Information supplied ▸
......
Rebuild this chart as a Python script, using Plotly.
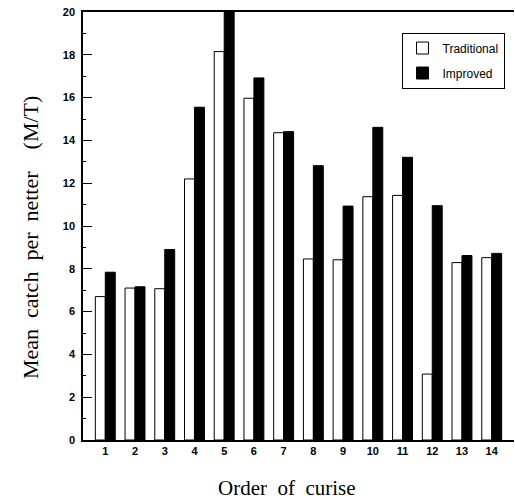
......
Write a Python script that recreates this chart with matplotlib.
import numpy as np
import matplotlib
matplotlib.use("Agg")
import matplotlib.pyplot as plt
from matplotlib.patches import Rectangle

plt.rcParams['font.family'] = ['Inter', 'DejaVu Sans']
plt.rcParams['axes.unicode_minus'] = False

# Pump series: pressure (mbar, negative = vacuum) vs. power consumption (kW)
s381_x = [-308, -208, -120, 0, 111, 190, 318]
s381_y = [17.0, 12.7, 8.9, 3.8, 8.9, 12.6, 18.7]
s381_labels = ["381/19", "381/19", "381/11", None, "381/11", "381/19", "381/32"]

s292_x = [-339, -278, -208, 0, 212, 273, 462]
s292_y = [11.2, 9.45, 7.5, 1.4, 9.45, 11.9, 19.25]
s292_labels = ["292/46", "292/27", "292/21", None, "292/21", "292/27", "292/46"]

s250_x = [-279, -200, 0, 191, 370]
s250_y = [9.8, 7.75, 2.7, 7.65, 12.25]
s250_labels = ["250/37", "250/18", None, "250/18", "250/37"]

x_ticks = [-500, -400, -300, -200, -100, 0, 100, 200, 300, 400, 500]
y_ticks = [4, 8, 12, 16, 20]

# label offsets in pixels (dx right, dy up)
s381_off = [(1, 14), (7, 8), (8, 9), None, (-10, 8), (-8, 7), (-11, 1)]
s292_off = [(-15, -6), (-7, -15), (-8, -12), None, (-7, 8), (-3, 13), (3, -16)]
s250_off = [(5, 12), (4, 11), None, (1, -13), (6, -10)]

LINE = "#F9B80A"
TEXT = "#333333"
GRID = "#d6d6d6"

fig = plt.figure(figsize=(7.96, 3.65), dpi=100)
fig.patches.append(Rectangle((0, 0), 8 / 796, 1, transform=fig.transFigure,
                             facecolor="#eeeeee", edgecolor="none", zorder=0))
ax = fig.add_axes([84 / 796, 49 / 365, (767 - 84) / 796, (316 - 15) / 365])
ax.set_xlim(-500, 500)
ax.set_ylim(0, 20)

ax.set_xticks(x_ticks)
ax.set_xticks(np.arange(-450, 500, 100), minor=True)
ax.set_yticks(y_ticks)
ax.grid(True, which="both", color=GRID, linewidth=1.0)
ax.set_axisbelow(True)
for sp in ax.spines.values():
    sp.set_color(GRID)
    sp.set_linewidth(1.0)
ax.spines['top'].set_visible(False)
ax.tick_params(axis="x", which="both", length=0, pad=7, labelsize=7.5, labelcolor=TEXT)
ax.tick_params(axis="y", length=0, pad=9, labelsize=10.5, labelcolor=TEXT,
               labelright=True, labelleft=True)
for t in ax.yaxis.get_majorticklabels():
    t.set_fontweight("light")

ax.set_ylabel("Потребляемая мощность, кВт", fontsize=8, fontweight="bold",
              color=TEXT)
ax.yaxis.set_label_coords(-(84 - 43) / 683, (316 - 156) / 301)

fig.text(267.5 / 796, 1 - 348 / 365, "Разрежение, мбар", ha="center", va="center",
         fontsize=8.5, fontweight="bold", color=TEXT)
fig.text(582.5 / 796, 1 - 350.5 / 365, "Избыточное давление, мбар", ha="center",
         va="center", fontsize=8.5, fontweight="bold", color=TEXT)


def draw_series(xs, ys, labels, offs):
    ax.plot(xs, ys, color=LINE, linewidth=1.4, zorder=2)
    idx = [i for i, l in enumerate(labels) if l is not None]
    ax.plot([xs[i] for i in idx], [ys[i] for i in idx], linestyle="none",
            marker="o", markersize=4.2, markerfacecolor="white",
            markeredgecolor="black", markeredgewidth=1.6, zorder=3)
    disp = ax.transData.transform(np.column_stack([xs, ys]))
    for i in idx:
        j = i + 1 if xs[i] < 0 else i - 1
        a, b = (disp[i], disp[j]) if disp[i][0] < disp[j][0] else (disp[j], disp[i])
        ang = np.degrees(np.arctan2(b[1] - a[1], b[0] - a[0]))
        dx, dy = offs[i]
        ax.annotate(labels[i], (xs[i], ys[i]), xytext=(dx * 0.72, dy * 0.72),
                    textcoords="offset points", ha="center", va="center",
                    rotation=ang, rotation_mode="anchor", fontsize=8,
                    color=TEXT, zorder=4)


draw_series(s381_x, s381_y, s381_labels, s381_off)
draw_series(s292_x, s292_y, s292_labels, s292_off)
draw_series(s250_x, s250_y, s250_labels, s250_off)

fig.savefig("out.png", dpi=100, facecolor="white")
......
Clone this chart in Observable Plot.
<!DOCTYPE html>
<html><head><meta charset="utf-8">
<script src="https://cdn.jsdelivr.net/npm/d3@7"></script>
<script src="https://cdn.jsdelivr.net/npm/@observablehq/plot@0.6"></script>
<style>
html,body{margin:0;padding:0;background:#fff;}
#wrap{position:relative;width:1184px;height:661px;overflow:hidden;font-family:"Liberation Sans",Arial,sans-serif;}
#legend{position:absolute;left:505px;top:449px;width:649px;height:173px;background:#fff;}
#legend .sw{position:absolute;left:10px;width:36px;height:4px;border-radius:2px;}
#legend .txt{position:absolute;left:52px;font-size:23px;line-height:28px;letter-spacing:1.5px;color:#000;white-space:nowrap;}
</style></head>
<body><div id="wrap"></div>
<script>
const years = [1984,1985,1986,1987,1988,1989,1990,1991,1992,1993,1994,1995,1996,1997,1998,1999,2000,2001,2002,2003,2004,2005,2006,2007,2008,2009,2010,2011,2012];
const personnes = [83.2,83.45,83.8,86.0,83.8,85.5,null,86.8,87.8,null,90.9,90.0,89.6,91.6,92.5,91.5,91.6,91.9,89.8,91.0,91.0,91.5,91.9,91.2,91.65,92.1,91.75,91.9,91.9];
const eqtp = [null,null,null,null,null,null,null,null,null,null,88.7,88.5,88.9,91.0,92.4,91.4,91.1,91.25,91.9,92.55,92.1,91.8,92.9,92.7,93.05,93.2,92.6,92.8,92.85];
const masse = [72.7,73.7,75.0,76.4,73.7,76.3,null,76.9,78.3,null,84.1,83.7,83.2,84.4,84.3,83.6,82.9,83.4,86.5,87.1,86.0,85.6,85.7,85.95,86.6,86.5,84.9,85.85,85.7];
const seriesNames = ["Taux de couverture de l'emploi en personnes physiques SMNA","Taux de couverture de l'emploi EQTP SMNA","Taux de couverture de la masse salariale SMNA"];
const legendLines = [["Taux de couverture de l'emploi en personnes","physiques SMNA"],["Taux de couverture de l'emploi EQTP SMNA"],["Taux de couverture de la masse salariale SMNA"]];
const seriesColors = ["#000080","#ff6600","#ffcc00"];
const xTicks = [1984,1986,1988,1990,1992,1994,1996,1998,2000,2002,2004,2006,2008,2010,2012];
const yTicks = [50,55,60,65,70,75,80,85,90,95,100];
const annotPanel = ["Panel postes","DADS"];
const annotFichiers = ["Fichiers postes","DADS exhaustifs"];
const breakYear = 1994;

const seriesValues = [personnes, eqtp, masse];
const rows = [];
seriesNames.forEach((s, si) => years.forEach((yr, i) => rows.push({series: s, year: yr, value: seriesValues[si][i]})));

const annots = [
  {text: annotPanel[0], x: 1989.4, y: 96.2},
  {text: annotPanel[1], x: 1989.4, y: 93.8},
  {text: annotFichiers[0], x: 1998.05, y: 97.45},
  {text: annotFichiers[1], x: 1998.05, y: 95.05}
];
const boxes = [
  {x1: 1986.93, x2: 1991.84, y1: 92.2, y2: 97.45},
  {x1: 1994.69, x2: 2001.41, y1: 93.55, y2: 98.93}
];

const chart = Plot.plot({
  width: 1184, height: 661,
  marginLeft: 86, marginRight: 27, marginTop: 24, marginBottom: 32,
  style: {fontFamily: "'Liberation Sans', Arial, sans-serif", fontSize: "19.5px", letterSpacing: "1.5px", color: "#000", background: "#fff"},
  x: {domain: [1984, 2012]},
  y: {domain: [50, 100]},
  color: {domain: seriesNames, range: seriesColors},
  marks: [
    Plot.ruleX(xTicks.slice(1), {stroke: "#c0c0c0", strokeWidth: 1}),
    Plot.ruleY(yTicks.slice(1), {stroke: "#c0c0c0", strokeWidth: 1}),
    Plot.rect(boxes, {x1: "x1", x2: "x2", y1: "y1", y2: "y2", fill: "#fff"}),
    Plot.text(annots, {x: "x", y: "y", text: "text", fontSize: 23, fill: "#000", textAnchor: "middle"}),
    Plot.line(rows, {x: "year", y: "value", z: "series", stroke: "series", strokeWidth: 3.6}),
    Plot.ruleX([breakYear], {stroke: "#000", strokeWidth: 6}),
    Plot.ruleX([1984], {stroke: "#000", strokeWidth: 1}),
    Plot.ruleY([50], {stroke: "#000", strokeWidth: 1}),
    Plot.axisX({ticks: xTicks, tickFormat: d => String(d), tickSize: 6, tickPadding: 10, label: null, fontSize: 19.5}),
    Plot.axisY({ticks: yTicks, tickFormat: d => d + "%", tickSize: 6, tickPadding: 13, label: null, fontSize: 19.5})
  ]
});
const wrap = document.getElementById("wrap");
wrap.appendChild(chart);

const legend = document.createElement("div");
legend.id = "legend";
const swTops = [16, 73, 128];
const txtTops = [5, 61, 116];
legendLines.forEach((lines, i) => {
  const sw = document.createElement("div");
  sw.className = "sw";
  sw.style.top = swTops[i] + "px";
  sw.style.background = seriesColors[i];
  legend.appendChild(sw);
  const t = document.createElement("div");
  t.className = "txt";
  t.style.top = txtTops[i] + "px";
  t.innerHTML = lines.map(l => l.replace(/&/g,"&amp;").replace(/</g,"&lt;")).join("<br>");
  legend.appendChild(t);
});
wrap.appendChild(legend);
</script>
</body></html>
......
Output the lines of the records above exactly as they appear, from the line containing "Write a Python" through the line containing "plt.rcParams['axes.unicode_minus'] = False".

Task answer ▸
Write a Python script that recreates this chart with matplotlib.
import numpy as np
import matplotlib
matplotlib.use("Agg")
import matplotlib.pyplot as plt
from matplotlib.patches import Rectangle

plt.rcParams['font.family'] = ['Inter', 'DejaVu Sans']
plt.rcParams['axes.unicode_minus'] = False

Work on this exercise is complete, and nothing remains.